Sure, sacred texts and religion illuminate many spiritual truths about the world and what it means to be a better, holier person. However, there are certain bare-bones basic tenants of simple human morality that even the 10 Commandments really just reiterated or summed up—don’t hurt people, don’t steal their stuff, don’t lie to or about them, and so forth. Such things don’t really need to be chiseled in stone tablets to make sense, and all one really needs to figure those out is a pulse, a scant couple of brain waves, and a few seconds of self-reflective thought.

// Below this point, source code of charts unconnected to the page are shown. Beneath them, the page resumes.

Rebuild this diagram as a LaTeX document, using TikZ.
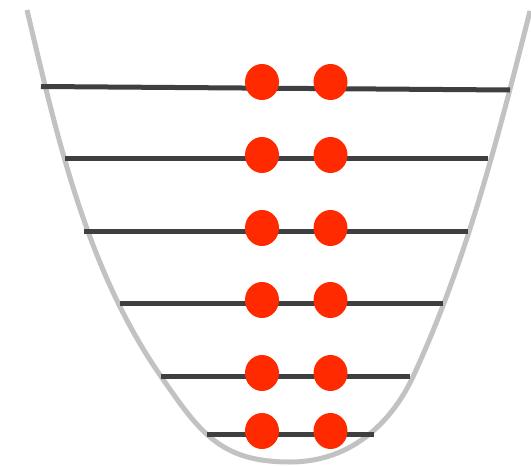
\documentclass[tikz,border=0pt]{standalone}
\begin{document}
\begin{tikzpicture}[x=1pt,y=-1pt,
  well/.style={draw=wellgray,line width=5pt,line cap=butt},
  level/.style={draw=levelgray,line width=5pt},
  particle/.style={fill=particlered,draw=none}]
\definecolor{wellgray}{HTML}{C2C2C2}
\definecolor{levelgray}{HTML}{3E3F41}
\definecolor{particlered}{HTML}{FF2A00}
\useasboundingbox (0,0) rectangle (531,466);

% potential well, built from four cubic pieces
\coordinate (wtl) at (27,10);
\coordinate (wl)  at (160,375);
\coordinate (wb)  at (290,462);
\coordinate (wr)  at (413,376.7);
\coordinate (wtr) at (530,11);
\draw[well] (wtl) .. controls (57,136.5) and (86.2,268.1) .. (wl)
                  .. controls (199.8,432.5) and (220,462) .. (wb)
                  .. controls (355,462) and (394,417.5) .. (wr)
                  .. controls (466.9,260.6) and (498.3,136) .. (wtr);

% energy levels
\coordinate (l1a) at (41,86.5);  \coordinate (l1b) at (510,90);
\coordinate (l2a) at (65,158.5); \coordinate (l2b) at (488,158.5);
\coordinate (l3a) at (84,231.5); \coordinate (l3b) at (468,231.5);
\coordinate (l4a) at (120,303.5);\coordinate (l4b) at (443,303.5);
\coordinate (l5a) at (161,376);  \coordinate (l5b) at (410,376);
\coordinate (l6a) at (207,434);  \coordinate (l6b) at (374,434);
\foreach \i in {1,...,6} \draw[level] (l\i a) -- (l\i b);

% particle pairs on each level
\foreach \y in {82,155,228,300,373,431} {
  \fill[particle] (262,\y) ellipse [x radius=17, y radius=18];
  \fill[particle] (330.5,\y) ellipse [x radius=17, y radius=18];
}
\end{tikzpicture}
\end{document}
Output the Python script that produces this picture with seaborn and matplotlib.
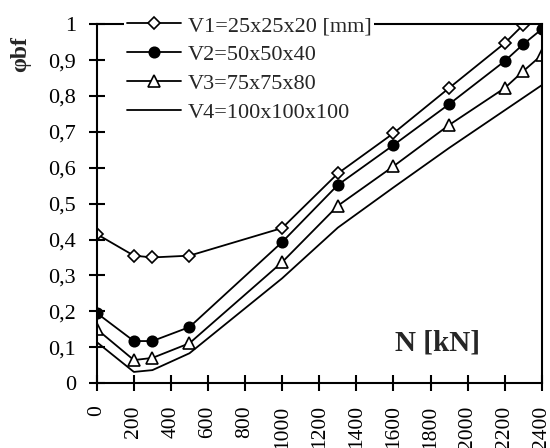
import numpy as np
import pandas as pd
import matplotlib
matplotlib.use("Agg")
import matplotlib.pyplot as plt
import seaborn as sns

# Axial force N [kN]
n_kn = [0, 200, 300, 500, 1000, 1300, 1600, 1900, 2200, 2300, 2400]

# phi_bf for each specimen size
v1 = [0.415, 0.355, 0.350, 0.355, 0.432, 0.584, 0.696, 0.822, 0.947, 0.998, 1.05]
v2 = [0.195, 0.117, 0.117, 0.156, 0.393, 0.552, 0.663, 0.777, 0.897, 0.944, 0.986]
v3 = [0.150, 0.064, 0.070, 0.111, 0.337, 0.494, 0.604, 0.719, 0.822, 0.869, 0.914]
v4 = [0.114, 0.031, 0.036, 0.083, 0.292, 0.433, 0.545, 0.655, 0.760, 0.795, 0.830]

labels = ["V1=25x25x20 [mm]", "V2=50x50x40", "V3=75x75x80", "V4=100x100x100"]
y_ticks = [0, 0.1, 0.2, 0.3, 0.4, 0.5, 0.6, 0.7, 0.8, 0.9, 1.0]
y_tick_labels = ["0", "0,1", "0,2", "0,3", "0,4", "0,5", "0,6", "0,7", "0,8", "0,9", "1"]
x_ticks = list(range(0, 2401, 200))

df = pd.DataFrame({
    "N": n_kn * 4,
    "phi": v1 + v2 + v3 + v4,
    "series": np.repeat(labels, len(n_kn)),
})

sns.set_style("white")
plt.rcParams["font.family"] = ["Liberation Serif", "DejaVu Serif"]

fig = plt.figure(figsize=(5.5, 4.48), dpi=100)
ax = fig.add_axes([0.176, 0.145, 0.809, 0.801])

styles = {
    labels[0]: dict(marker="D", markersize=6, markerfacecolor="white"),
    labels[1]: dict(marker="o", markersize=7.5, markerfacecolor="black"),
    labels[2]: dict(marker="^", markersize=9, markerfacecolor="white"),
    labels[3]: dict(marker=None),
}

for lab in labels:
    sub = df[df["series"] == lab]
    sns.lineplot(data=sub, x="N", y="phi", ax=ax, color="black", linewidth=1.3,
                 markeredgecolor="black", markeredgewidth=1.2, label=lab,
                 **styles[lab])

ax.set_xlim(0, 2400)
ax.set_ylim(0, 1.0)
ax.set_xticks(x_ticks)
ax.set_xticklabels([str(t) for t in x_ticks], rotation=90, fontsize=15.5)
ax.set_yticks(y_ticks)
ax.set_yticklabels(y_tick_labels, fontsize=16)
ax.tick_params(axis="both", direction="inout", length=12, width=1.5, color="black",
               labelcolor="black", left=True, bottom=True)
ax.tick_params(axis="x", pad=10)
ax.tick_params(axis="y", pad=9)
for side in ["left", "bottom", "right", "top"]:
    ax.spines[side].set_visible(True)
    ax.spines[side].set_color("black")
    ax.spines[side].set_linewidth(1.5)

ax.set_xlabel("")
ax.set_ylabel("")
fig.text(21 / 550, 1 - 54 / 448, "φbf", rotation=90, fontsize=17, fontweight="bold",
         ha="center", va="center")
ax.text(1837, 0.111, "N [kN]", fontsize=21, fontweight="bold", ha="center", va="center")

leg = ax.legend(loc="upper left", bbox_to_anchor=(0.062, 1.03), frameon=True,
                fontsize=16, handlelength=2.45, handletextpad=0.3, labelspacing=0.38,
                borderpad=0.1, borderaxespad=0.0, markerscale=1.0)
leg.get_frame().set_edgecolor("none")
leg.get_frame().set_facecolor("white")
leg.get_frame().set_alpha(1.0)
leg.set_zorder(5)

fig.savefig("out.png", dpi=100, facecolor="white")
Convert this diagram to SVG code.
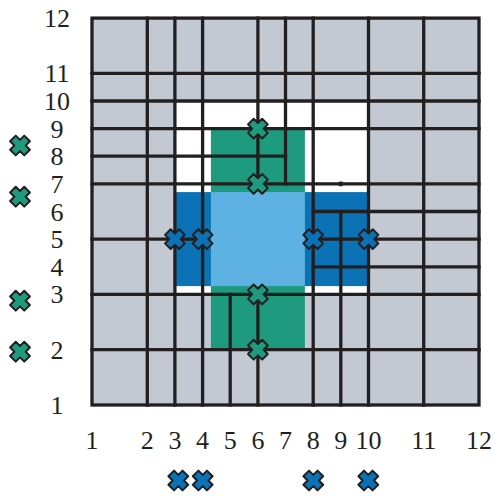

St. Jerome, in the 5th century, even went so far as to say that if you weren’t personally developed enough to recognize simple human morality and the fundamental rules of living in the world, then you weren’t ready to interpret, or even read religious scripture yet (but, I’m heavily paraphrasing, of course).** Be religious, or don’t, and yes, even be churchy if you must, but above all, be holy and good to your fellow humans. It’s not really that hard. If someone is kind to you, not because their religion taught them to be, but for no other reason than the fact that it’s the right thing to do in this harsh and altogether unforgiving world we live in, then you know it really means something, and that person has the kind of holiness that sticks to the wall like good chocolate.

* Who you may know as St. Paul.
** St. Jerome’s letter to Laeta about the education of her daughter (Ep. 107).